Case Law Details
ITO Vs Rajeev Suresh Gehi (ITAT Mumbai)
ITAT Mumbai held that addition of investment made in India by tax resident of UAE is unsustainable as in terms of Indo UAE tax treaty, the right to tax the income doesn’t belong to India.
Facts-
Assessee is an Indian National, fiscally domiciled in and tax resident of UAE for over three decades and therefore he is eligible for benefit of India UAE Double Taxation Avoidance Agreement. As per information received from the DDIT (Investigation), Mumbai it was noticed that the assessee has paid cash amounting to Rs. 3,65,00,000/- as loan during the year under consideration to M/s Ahuja Group. Assessee submitted that only – payment made by him was towards properties purchases and/or advances against such purchases.
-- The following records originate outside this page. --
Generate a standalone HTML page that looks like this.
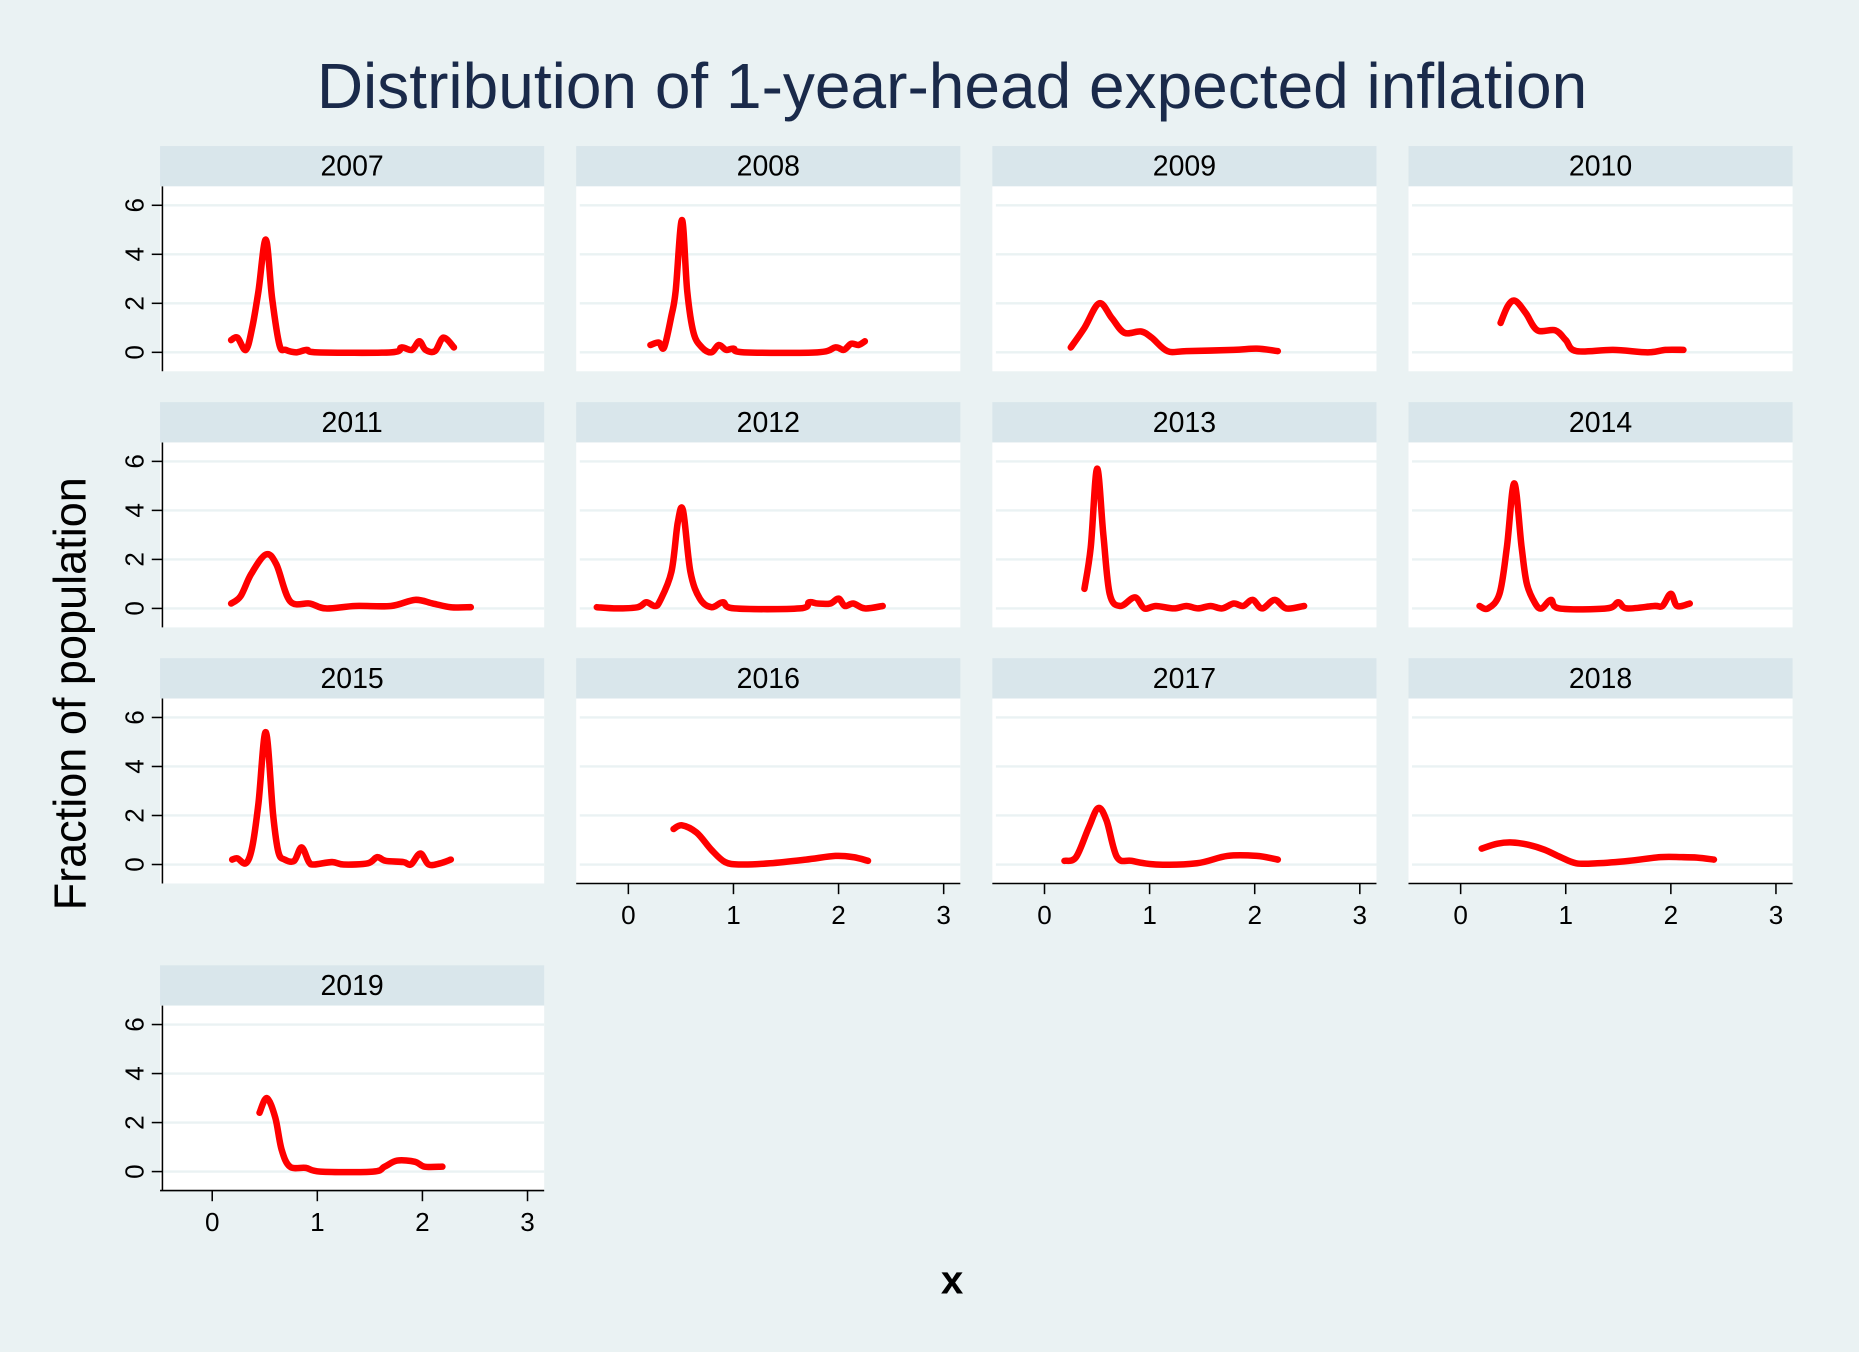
<!DOCTYPE html>
<html><head><meta charset="utf-8"><style>
html,body{margin:0;padding:0;background:#eaf2f3;}
svg{display:block;font-family:"Liberation Sans",sans-serif;}
</style></head><body>
<svg id="chart" width="1859" height="1352" viewBox="0 0 1568 1140" xmlns="http://www.w3.org/2000/svg">
<rect width="1568" height="1140" fill="#eaf2f3"/>
<text x="803" y="91" text-anchor="middle" font-size="54" fill="#1a2a4a">Distribution of 1-year-head expected inflation</text>
<text transform="translate(72,585) rotate(-90)" text-anchor="middle" font-size="38" fill="#000">Fraction of population</text>
<text x="803" y="1091" text-anchor="middle" font-size="34" font-weight="bold" fill="#000">x</text>
<g id="panels"></g>
</svg>
<script>
const years = ['2007','2008','2009','2010','2011','2012','2013','2014','2015','2016','2017','2018','2019'];
const yTicks = [0,2,4,6];
const xTicks = [0,1,2,3];
const x2007=[0.18,0.24,0.32,0.38,0.44,0.51,0.57,0.64,0.70,0.80,0.90,1.0,1.7,1.8,1.9,1.97,2.03,2.12,2.2,2.3];
const y2007=[0.5,0.6,0.1,1.0,2.5,4.6,2.2,0.3,0.1,0,0.1,0,0,0.2,0.1,0.45,0.1,0.05,0.6,0.2];
const x2008=[0.21,0.29,0.34,0.41,0.45,0.51,0.56,0.62,0.70,0.79,0.86,0.93,1.0,1.1,1.8,1.97,2.05,2.12,2.19,2.25];
const y2008=[0.3,0.4,0.2,1.5,2.5,5.4,2.5,0.8,0.2,0,0.3,0.1,0.15,0,0,0.2,0.1,0.35,0.3,0.45];
const x2009=[0.25,0.38,0.52,0.64,0.76,0.92,1.02,1.17,1.35,1.8,2.02,2.22];
const y2009=[0.2,1.0,2.0,1.4,0.8,0.85,0.6,0.05,0.05,0.1,0.15,0.05];
const x2010=[0.38,0.45,0.52,0.62,0.73,0.90,1.0,1.1,1.45,1.78,1.95,2.12];
const y2010=[1.2,1.9,2.1,1.6,0.9,0.9,0.5,0.05,0.1,0,0.1,0.1];
const x2011=[0.18,0.27,0.37,0.51,0.61,0.74,0.93,1.08,1.36,1.70,1.93,2.1,2.27,2.46];
const y2011=[0.2,0.5,1.4,2.2,1.8,0.3,0.2,0,0.1,0.1,0.35,0.2,0.05,0.05];
const x2012=[-0.3,-0.11,0.09,0.17,0.25,0.3,0.41,0.47,0.52,0.59,0.68,0.79,0.9,1.01,1.63,1.72,1.8,1.92,2.0,2.06,2.14,2.25,2.42];
const y2012=[0.05,0,0.05,0.25,0.1,0.3,1.5,3.5,4.0,1.5,0.4,0.05,0.25,0,0,0.25,0.2,0.2,0.4,0.1,0.2,0,0.1];
const x2013=[0.38,0.44,0.5,0.56,0.62,0.72,0.86,0.95,1.06,1.23,1.35,1.46,1.58,1.69,1.80,1.89,1.98,2.07,2.19,2.30,2.47];
const y2013=[0.8,2.5,5.7,3.0,0.6,0.1,0.45,0,0.1,0,0.1,0,0.1,0,0.2,0.1,0.35,0,0.35,0,0.1];
const x2014=[0.18,0.26,0.37,0.44,0.51,0.58,0.63,0.71,0.77,0.86,0.94,1.39,1.5,1.58,1.84,1.92,2.0,2.06,2.18];
const y2014=[0.1,0,0.6,2.5,5.1,2.5,1.0,0.2,0,0.35,0,0,0.25,0,0.1,0.1,0.6,0.1,0.2];
const x2015=[0.19,0.24,0.32,0.38,0.44,0.51,0.58,0.63,0.69,0.78,0.85,0.92,0.97,1.14,1.25,1.48,1.57,1.65,1.82,1.89,1.98,2.06,2.17,2.27];
const y2015=[0.2,0.25,0.05,0.7,2.5,5.4,2.0,0.5,0.2,0.15,0.7,0.1,0,0.1,0,0.05,0.3,0.15,0.1,0,0.45,0,0.05,0.2];
const x2016=[0.43,0.51,0.65,0.79,0.92,1.07,1.35,1.69,1.97,2.14,2.28];
const y2016=[1.45,1.6,1.3,0.6,0.1,0.0,0.05,0.2,0.35,0.3,0.15];
const x2017=[0.19,0.3,0.42,0.51,0.59,0.69,0.83,1.06,1.45,1.74,2.02,2.22];
const y2017=[0.15,0.3,1.5,2.3,1.8,0.3,0.15,0,0.05,0.35,0.35,0.2];
const x2018=[0.2,0.35,0.49,0.65,0.8,0.95,1.1,1.3,1.6,1.9,2.1,2.25,2.41];
const y2018=[0.65,0.85,0.9,0.8,0.6,0.3,0.05,0.05,0.15,0.3,0.3,0.28,0.2];
const x2019=[0.45,0.52,0.6,0.66,0.74,0.89,1.03,1.53,1.64,1.76,1.93,2.02,2.19];
const y2019=[2.4,3.0,2.2,0.9,0.2,0.15,0,0,0.2,0.45,0.4,0.2,0.2];
const seriesX=[x2007,x2008,x2009,x2010,x2011,x2012,x2013,x2014,x2015,x2016,x2017,x2018,x2019];
const seriesY=[y2007,y2008,y2009,y2010,y2011,y2012,y2013,y2014,y2015,y2016,y2017,y2018,y2019];

const NS='http://www.w3.org/2000/svg';
const root=document.getElementById('panels');
function mk(tag,attrs,parent){const e=document.createElementNS(NS,tag);for(const k in attrs)e.setAttribute(k,attrs[k]);(parent||root).appendChild(e);return e;}
const colLeft=[135,486,837,1188], rowTop=[123,339,555,814];
const PW=324, HH=34, PH=156;
function smooth(pts){
  let d='M'+pts[0][0]+','+pts[0][1];
  for(let i=0;i<pts.length-1;i++){
    const p0=pts[Math.max(0,i-1)],p1=pts[i],p2=pts[i+1],p3=pts[Math.min(pts.length-1,i+2)];
    const c1x=p1[0]+(p2[0]-p0[0])/6,c1y=p1[1]+(p2[1]-p0[1])/6;
    const c2x=p2[0]-(p3[0]-p1[0])/6,c2y=p2[1]-(p3[1]-p1[1])/6;
    d+=' C'+c1x+','+c1y+' '+c2x+','+c2y+' '+p2[0]+','+p2[1];
  }
  return d;
}
years.forEach((yr,i)=>{
  const r=Math.floor(i/4), c=i%4;
  const L=colLeft[c], T=rowTop[r];
  const g=mk('g',{});
  
  
  const hdr=mk('rect',{x:L,y:T,width:PW,height:HH,fill:'#d9e6eb'},g);
  
  
  const ht=mk('text',{x:L+PW/2,y:T+25,'text-anchor':'middle','font-size':24,fill:'#000'},g);
  ht.textContent=yr;
  
  
  const pt=T+HH;
  const bg=mk('rect',{x:L,y:pt,width:PW,height:PH,fill:'#fff'},g);
  
  
  const y0=pt+140, yU=20.67;
  const ys=v=>y0-v*yU;
  const x0=L+44, xU=88.65;
  const xs=v=>x0+v*xU;
  yTicks.forEach(t=>{
    const gl=mk('line',{x1:L+3,x2:L+PW,y1:ys(t),y2:ys(t),stroke:'#eaf2f3','stroke-width':2},g);
    
    
  });
  if(c===0){
    const ax=mk('line',{x1:L+2,x2:L+2,y1:pt,y2:pt+PH,stroke:'#000','stroke-width':1.3},g);
    
    
    yTicks.forEach(t=>{
      mk('line',{x1:L-7,x2:L+2,y1:ys(t),y2:ys(t),stroke:'#000','stroke-width':1.3},g);
      const tl=mk('text',{transform:'translate('+(L-22)+','+ys(t)+') rotate(-90)','text-anchor':'middle','font-size':22,dy:8,fill:'#000'},g);
      tl.textContent=t;
      
      
    });
  }
  const hasX = (r===2 && c>0) || r===3;
  if(hasX){
    const by=pt+PH;
    const xa=mk('line',{x1:L,x2:L+PW,y1:by,y2:by,stroke:'#000','stroke-width':1.3},g);
    
    
    xTicks.forEach(t=>{
      mk('line',{x1:xs(t),x2:xs(t),y1:by,y2:by+9,stroke:'#000','stroke-width':1.3},g);
      const tl=mk('text',{x:xs(t),y:by+34,'text-anchor':'middle','font-size':22,fill:'#000'},g);
      tl.textContent=t;
      
      
    });
  }
  const pts=seriesX[i].map((v,k)=>[xs(v),ys(seriesY[i][k])]);
  const p=mk('path',{d:smooth(pts),fill:'none',stroke:'#ff0000','stroke-width':5.5,'stroke-linejoin':'round','stroke-linecap':'round'},g);
  
  
});
</script>
</body></html>
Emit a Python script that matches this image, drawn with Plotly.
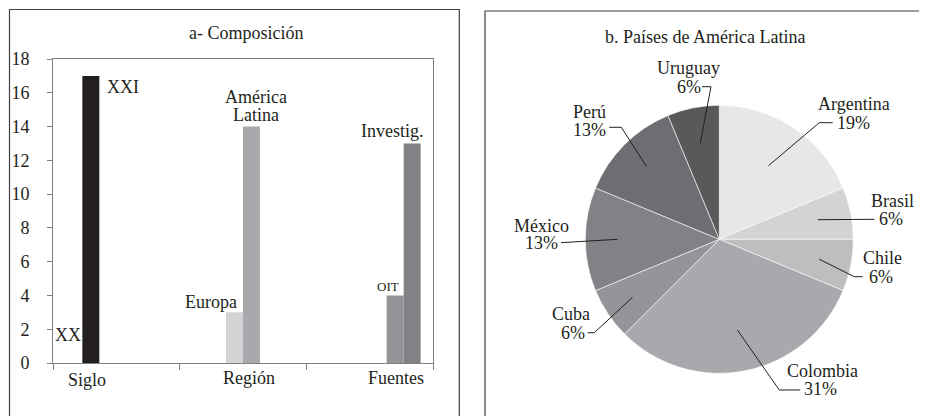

Further, the assessee denied, to have made undisclosed investment in India. AO did not agree with the submissions of the assessee and treated the amount of Rs. 3,65,00,000/- as unexplained investment of the assessee made from the undisclosed sources and added the same to the total income of the assessee u/s 69 of the Act.
In appellate proceedings before learned CIT(A), the assessee filed copy of Tax Domicile Certificate issued by the Ministry of the Finance, UAE. Accordingly, CIT(A) allowed the appeal filed by the assessee.